Women's letters and memoirs were until recently considered to
have little historical significance. Many of these materials have
disappeared or remain unarchived, often dismissed as ephemera and
relegated to basements, attics, closets, and, increasingly,
cyberspace rather than public institutions. This collection
showcases the range of critical debates that animate thinking about
women's archives in Canada.
The essays in "Basements and Attics, Closets and Cyberspace"
consider a series of central questions: What are the challenges
that affect archival work about women in Canada today? What are
some of the ethical dilemmas that arise over the course of archival
research? How do researchers read and make sense of the materials
available to them? How does one approach the shifting, unstable
forms of new technologies?
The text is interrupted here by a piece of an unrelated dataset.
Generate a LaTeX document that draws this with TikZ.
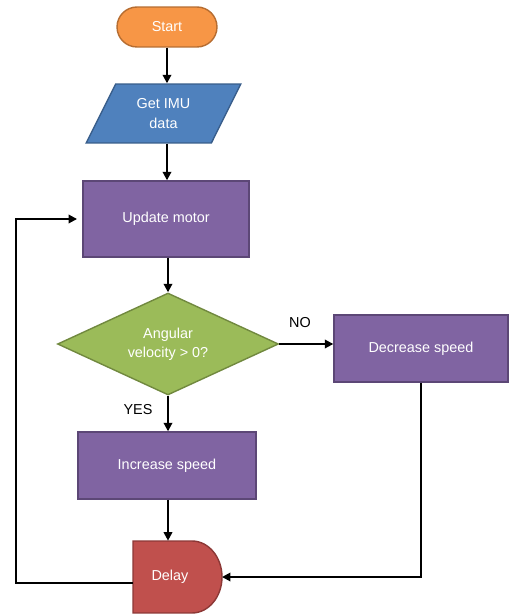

What principles inform the decisions not
only to research the lives of women but to create archival
deposits? The contributors focus on how a supple research process
might allow for greater engagement with unique archival forms and
critical absences in narratives of past and present.
From questions of acquisition, deposition, and preservation to
challenges related to the interpretation of material, the
contributors track at various stages how fonds are created (or
sidestepped) in response to national and other imperatives and to
feminist commitments; how archival material is organized,
restricted, accessed, and interpreted; how alternative and
immediate archives might be conceived and approached; and how
exchanges might be read when there are peculiar lacunae--missing or
fragmented documents, or gaps in communication--that then require
imaginative leaps on the part of the researcher.